Have any of you Atheist ever got to a point in your life that you felt a need for redemption?
I understand you aren't seeking forgiveness or redemption from God but have you reached a point in your life where you try to redeem yourself?

I'm not saying that you have been this really evil person but have you reached a point in your life where you try to live a more righteous life?

Have you reached a point, say in your mid-life, where you realize some of your trespasses, etc.? You suddenly find a need to help more strangers and offer more love to your fellow man. 

Just to become a better person for yourself, not to prove your self worth to God or fellow man, just to yourself. Maybe even become a more spiritual person.


----------



## 660griz (Aug 7, 2015)

I haven't. I have always liked myself. 
The spiritual side comes out when I am in nature for the most part. Could be on a motorcycle, a boat, or a deer stand.


----------



## WaltL1 (Aug 7, 2015)

> Have you reached a point, say in your mid-life, where you realize some of your trespasses, etc.?


Yes.


----------



## Artfuldodger (Aug 7, 2015)

660griz said:


> I haven't. I have always liked myself.
> The spiritual side comes out when I am in nature for the most part. Could be on a motorcycle, a boat, or a deer stand.



Maybe your are not old enough to reflect back. It might hit people at different ages. You suddenly wonder how you'll be remembered and the bad things you have done.


----------



## 660griz (Aug 7, 2015)

Artfuldodger said:


> Maybe your are not old enough to reflect back. It might hit people at different ages. You suddenly wonder how you'll be remembered and the bad things you have done.



May be. How old do you have to be? I am 53.


----------



## WaltL1 (Aug 7, 2015)

660griz said:


> May be. How old do you have to be? I am 53.


At this point you are getting too old to remember anything bad you did anyway 
I just turned 54


----------



## 660griz (Aug 7, 2015)

WaltL1 said:


> At this point you are getting too old to remember anything bad you did anyway
> I just turned 54



Plus, some weekends I kill the weak braincells that focus on the negative.


----------



## Artfuldodger (Aug 7, 2015)

I would think some people have lived pretty good lives and/or just don't dwell on things like this.


----------



## WaltL1 (Aug 7, 2015)

660griz said:


> Plus, some weekends I kill the weak braincells that focus on the negative.


I used to do that on a daily basis 
Of course, thats why although I just turned 54 Ive been automatically getting the senior citizen discount at resteraunts and stores for several years.
So I guess it has its advantages.


----------



## 660griz (Aug 7, 2015)

WaltL1 said:


> I used to do that on a daily basis
> Of course, thats why although I just turned 54 Ive been automatically getting the senior citizen discount at resteraunts and stores for several years.
> So I guess it has its advantages.



See!
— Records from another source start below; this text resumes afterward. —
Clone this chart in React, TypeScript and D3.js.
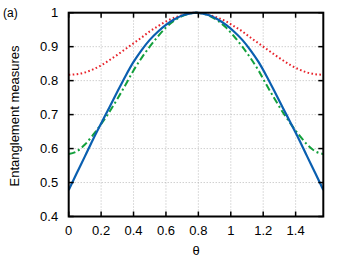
import { useEffect, useRef } from "react";
import * as d3 from "d3";

// theta samples (rad)
const thetas = [
  0, 0.05, 0.1, 0.15, 0.2, 0.25, 0.3, 0.35, 0.4, 0.45, 0.5, 0.55, 0.6, 0.65, 0.7, 0.75, 0.785,
  0.821, 0.871, 0.921, 0.971, 1.021, 1.071, 1.121, 1.171, 1.221, 1.271, 1.321, 1.371, 1.421,
  1.471, 1.521, 1.571,
];
const blueSeries = [
  0.478, 0.528, 0.577, 0.627, 0.674, 0.72, 0.767, 0.813, 0.855, 0.89, 0.92, 0.944, 0.964, 0.98,
  0.992, 0.998, 1.0, 0.998, 0.992, 0.98, 0.964, 0.944, 0.92, 0.89, 0.855, 0.813, 0.767, 0.72,
  0.674, 0.627, 0.577, 0.528, 0.478,
];
const greenSeries = [
  0.584, 0.592, 0.612, 0.64, 0.672, 0.707, 0.746, 0.787, 0.83, 0.867, 0.9, 0.93, 0.956, 0.976,
  0.99, 0.998, 1.0, 0.998, 0.99, 0.976, 0.956, 0.93, 0.9, 0.867, 0.83, 0.787, 0.746, 0.707,
  0.672, 0.64, 0.612, 0.592, 0.584,
];
const redSeries = [
  0.817, 0.819, 0.824, 0.833, 0.845, 0.86, 0.876, 0.893, 0.91, 0.927, 0.945, 0.96, 0.974, 0.985,
  0.993, 0.998, 1.0, 0.998, 0.993, 0.985, 0.974, 0.96, 0.945, 0.927, 0.91, 0.893, 0.876, 0.86,
  0.845, 0.833, 0.824, 0.819, 0.817,
];
const xTicks = [0, 0.2, 0.4, 0.6, 0.8, 1, 1.2, 1.4];
const yTicks = [0.4, 0.5, 0.6, 0.7, 0.8, 0.9, 1];

const W = 350;
const H = 261;
const FONT = "'Liberation Sans', Arial, Helvetica, sans-serif";

function drawChart(svgEl: SVGSVGElement) {
  const svg = d3.select(svgEl);
  svg.selectAll("*").remove();

  const m = { left: 68.7, right: 26.7, top: 12.7, bottom: 44.5 };
  const x = d3.scaleLinear().domain([0, Math.PI / 2]).range([m.left, W - m.right]);
  const y = d3.scaleLinear().domain([0.4, 1]).range([H - m.bottom, m.top]);
  const [x0, x1] = x.range();
  const [y0, y1] = y.range();

  svg.append("rect").attr("width", W).attr("height", H).attr("fill", "#fff");

  // grid
  const grid = svg.append("g").attr("stroke", "#a8a8a8").attr("stroke-width", 0.8)
    .attr("stroke-dasharray", "1,2");
  grid.selectAll(".gx").data(xTicks.slice(1)).join("line")
    .attr("x1", (d) => x(d)).attr("x2", (d) => x(d)).attr("y1", y0).attr("y2", y1);
  grid.selectAll(".gy").data(yTicks.slice(1, -1)).join("line")
    .attr("x1", x0).attr("x2", x1).attr("y1", (d) => y(d)).attr("y2", (d) => y(d));

  svg.append("clipPath").attr("id", "plotclip").append("rect")
    .attr("x", x0).attr("y", y1 - 2).attr("width", x1 - x0).attr("height", y0 - y1 + 2);

  const line = d3.line<number>()
    .x((_, i) => x(thetas[i]))
    .y((d) => y(d))
    .curve(d3.curveMonotoneX);

  const curves = svg.append("g").attr("clip-path", "url(#plotclip)").attr("fill", "none");
  curves.append("path").datum(redSeries).attr("d", line)
    .attr("stroke", "#e8222a").attr("stroke-width", 2).attr("stroke-dasharray", "1.6,2.4");
  curves.append("path").datum(greenSeries).attr("d", line)
    .attr("stroke", "#13a03c").attr("stroke-width", 2).attr("stroke-dasharray", "7,3,2,3");
  curves.append("path").datum(blueSeries).attr("d", line)
    .attr("stroke", "#0a5fb0").attr("stroke-width", 2.2);

  // ticks, mirrored on all sides
  const tl = 5;
  const ticks = svg.append("g").attr("stroke", "#000").attr("stroke-width", 1.5);
  xTicks.forEach((t) => {
    ticks.append("line").attr("x1", x(t)).attr("x2", x(t)).attr("y1", y0).attr("y2", y0 - tl);
    ticks.append("line").attr("x1", x(t)).attr("x2", x(t)).attr("y1", y1).attr("y2", y1 + tl);
  });
  yTicks.forEach((t) => {
    ticks.append("line").attr("x1", x0).attr("x2", x0 + tl).attr("y1", y(t)).attr("y2", y(t));
    ticks.append("line").attr("x1", x1).attr("x2", x1 - tl).attr("y1", y(t)).attr("y2", y(t));
  });

  svg.append("rect").attr("x", x0).attr("y", y1).attr("width", x1 - x0).attr("height", y0 - y1)
    .attr("fill", "none").attr("stroke", "#000").attr("stroke-width", 2);

  const fmt = (d: number) => d3.format("~g")(d);
  const labels = svg.append("g").attr("font-family", FONT).attr("font-size", 13).attr("fill", "#000");
  labels.selectAll(".xl").data(xTicks).join("text")
    .attr("x", (d) => x(d)).attr("y", y0 + 18.5).attr("text-anchor", "middle").text(fmt);
  labels.selectAll(".yl").data(yTicks).join("text")
    .attr("x", x0 - 10.5).attr("y", (d) => y(d) + 4.6).attr("text-anchor", "end").text(fmt);

  labels.append("text").attr("x", (x0 + x1) / 2).attr("y", y0 + 38.5)
    .attr("text-anchor", "middle").text("θ");
  labels.append("text").attr("transform", `translate(19,116) rotate(-90)`)
    .attr("text-anchor", "middle").text("Entanglement measures");
  labels.append("text").attr("x", 3).attr("y", 17).attr("font-size", 12).text("(a)");
}

export default function App() {
  const ref = useRef<SVGSVGElement>(null);
  useEffect(() => {
    if (ref.current) drawChart(ref.current);
  }, []);
  return (
    <div style={{ position: "fixed", left: 0, top: 0 }}>
      <svg ref={ref} width={W} height={H} style={{ display: "block" }} />
    </div>
  );
}
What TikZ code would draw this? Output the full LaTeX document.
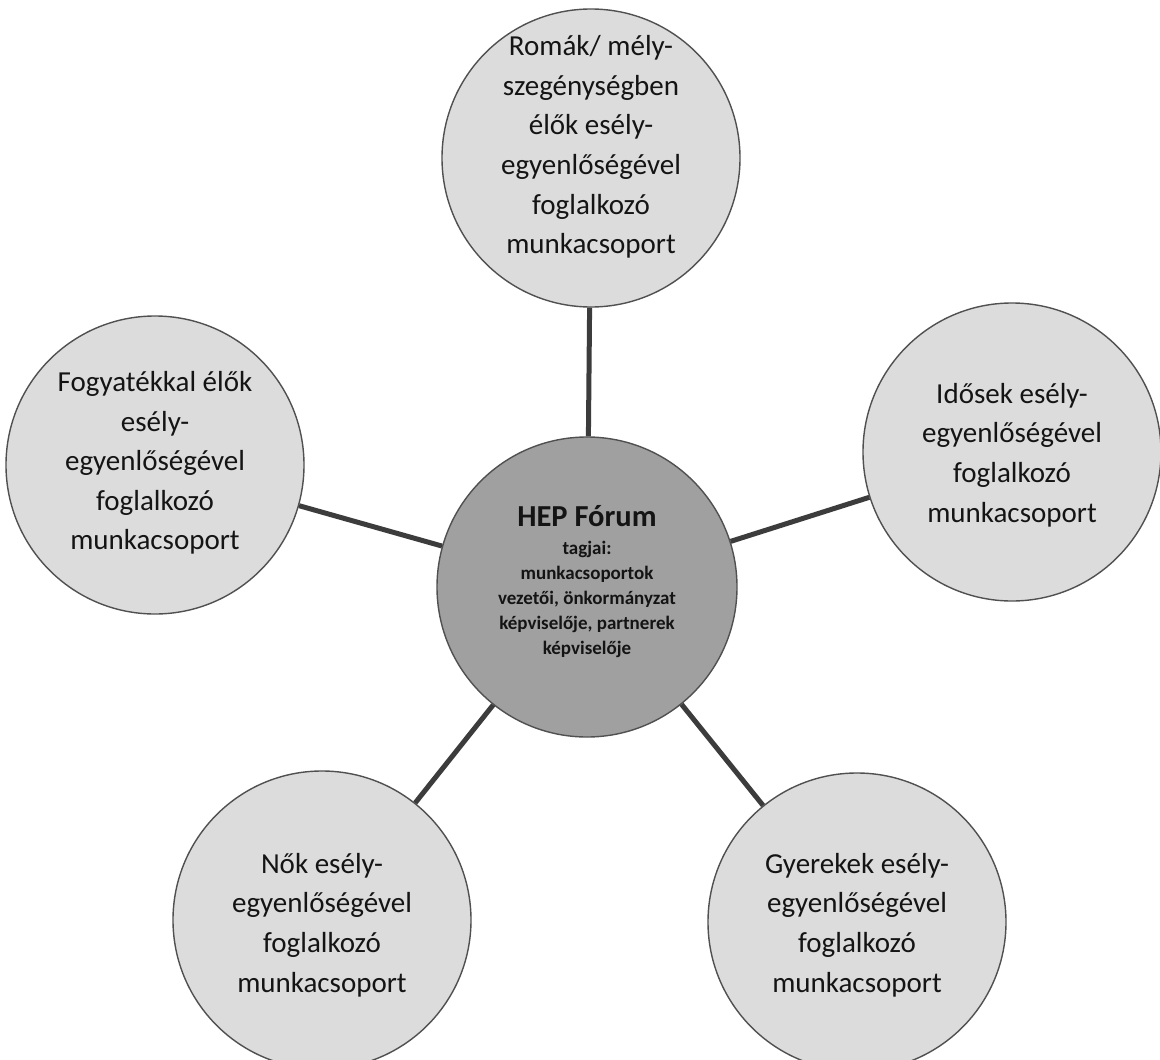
\documentclass[tikz,border=0pt]{standalone}
\usepackage{fontspec}
\setmainfont{Carlito}
\definecolor{satfill}{HTML}{DCDCDC}
\definecolor{cenfill}{HTML}{A0A0A0}
\definecolor{rim}{HTML}{505050}
\definecolor{linkc}{HTML}{3C3C3C}
\definecolor{txt}{HTML}{141414}
\begin{document}
\begin{tikzpicture}[x=1pt,y=-1pt,
  sat/.style={circle,draw=rim,line width=1.4pt,fill=satfill,minimum size=298pt,inner sep=0pt},
  cen/.style={circle,draw=rim,line width=1.4pt,fill=cenfill,minimum size=300pt,inner sep=0pt},
  lbl/.style={align=center,text=txt,font=\fontsize{29}{39.6}\selectfont,inner sep=0pt},
  clbl/.style={align=center,text=txt,inner sep=0pt,font=\bfseries\fontsize{19}{25}\selectfont},
  conn/.style={draw=linkc,line width=5pt}]
\useasboundingbox (0,0) rectangle (1160,1060);
\fill[white] (0,0) rectangle (1160,1060);
\node[cen] (hep) at (587,587) {};
\node[sat] (roma) at (591,158) {};
\node[sat] (fogy) at (155,465) {};
\node[sat] (idos) at (1012,452) {};
\node[sat] (nok) at (322,920) {};
\node[sat] (gyer) at (857,922) {};
\draw[conn] (hep) -- (roma);
\draw[conn] (hep) -- (fogy);
\draw[conn] (hep) -- (idos);
\draw[conn] (hep) -- (nok);
\draw[conn] (hep) -- (gyer);
\node[lbl] (romat) at (591,147) {Romák/ mély-\\szegénységben\\élők esély-\\egyenlőségével\\foglalkozó\\munkacsoport};
\node[lbl] (fogyt) at (155,463) {Fogyatékkal élők\\esély-\\egyenlőségével\\foglalkozó\\munkacsoport};
\node[lbl] (idost) at (1012,455) {Idősek esély-\\egyenlőségével\\foglalkozó\\munkacsoport};
\node[lbl] (nokt) at (322,925) {Nők esély-\\egyenlőségével\\foglalkozó\\munkacsoport};
\node[lbl] (gyert) at (857,925) {Gyerekek esély-\\egyenlőségével\\foglalkozó\\munkacsoport};
\node[clbl] (hept) at (587,582) {\fontsize{30.5}{36}\selectfont HEP Fórum\\[3pt]
  \fontsize{19}{25}\selectfont tagjai:\\munkacsoportok\\vezetői, önkormányzat\\képviselője, partnerek\\képviselője};
\end{tikzpicture}
\end{document}
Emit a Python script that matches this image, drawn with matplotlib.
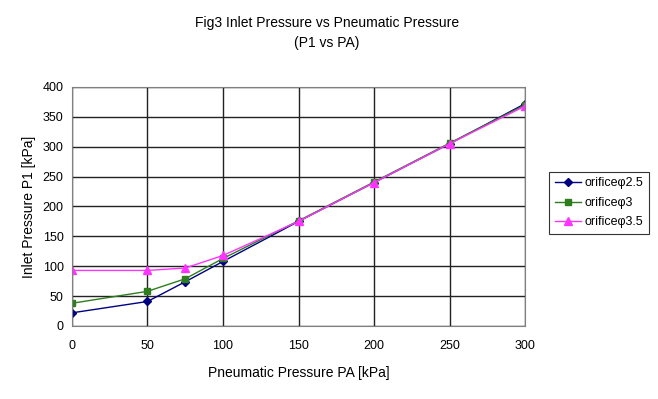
import matplotlib
matplotlib.use("Agg")
import matplotlib.pyplot as plt

plt.rcParams['font.family'] = ['Liberation Sans', 'DejaVu Sans']

pa = [0, 50, 75, 100, 150, 200, 250, 300]
p1_25 = [22, 41, 74, 108, 175, 240, 305, 372]
p1_3 = [38, 58, 79, 113, 176, 241, 306, 370]
p1_35 = [93, 93, 97, 118, 175, 240, 305, 368]

fig = plt.figure(figsize=(6.58, 3.99), dpi=100)
ax = fig.add_axes([0.1094, 0.183, 0.6885, 0.599])

ax.plot(pa, p1_25, color='#000080', marker='D', markersize=4, lw=1, label='orificeφ2.5')
ax.plot(pa, p1_3, color='#2E7D1E', marker='s', markersize=5, lw=1, label='orificeφ3')
ax.plot(pa, p1_35, color='#FF33FF', marker='^', markersize=6, lw=1, label='orificeφ3.5')

ax.set_xlim(0, 300)
ax.set_ylim(0, 400)
ax.set_xticks(range(0, 301, 50))
ax.set_yticks(range(0, 401, 50))
ax.grid(True, color='#222222', lw=1)
ax.set_axisbelow(True)
for s in ax.spines.values():
    s.set_color('#808080')
ax.tick_params(length=0, labelsize=9)
ax.tick_params(axis='x', pad=10)
ax.tick_params(axis='y', pad=6)

ax.set_xlabel('Pneumatic Pressure PA [kPa]', fontsize=10, labelpad=10)
ax.set_ylabel('Inlet Pressure P1 [kPa]', fontsize=10, labelpad=5)
fig.text(0.497, 0.943, 'Fig3 Inlet Pressure vs Pneumatic Pressure', ha='center', va='center', fontsize=10)
fig.text(0.497, 0.893, '(P1 vs PA)', ha='center', va='center', fontsize=10)

leg = ax.legend(loc='upper left', bbox_to_anchor=(1.053, 0.645), fontsize=9,
                frameon=True, fancybox=False, edgecolor='black', borderpad=0.45,
                handlelength=2.1, labelspacing=0.6, handletextpad=0.3, borderaxespad=0)
leg.get_frame().set_linewidth(0.8)

fig.savefig('out.png', dpi=100)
That's the way to put a positive spin on it.


----------



## StriperrHunterr (Aug 7, 2015)

Artfuldodger said:


> Have any of you Atheist ever got to a point in your life that you felt a need for redemption?
> I understand you aren't seeking forgiveness or redemption from God but have you reached a point in your life where you try to redeem yourself?
> 
> I'm not saying that you have been this really evil person but have you reached a point in your life where you try to live a more righteous life?
> ...



Yeah.  That was today over yesterday and tomorrow over today. But improving myself isn't a spiritual (likely not in the way you suggest at the end) venture for me. 

It's about making the ripples I broadcast into the world tomorrow better than the ones I put out today, because I don't subscribe to the idea of a soul.


----------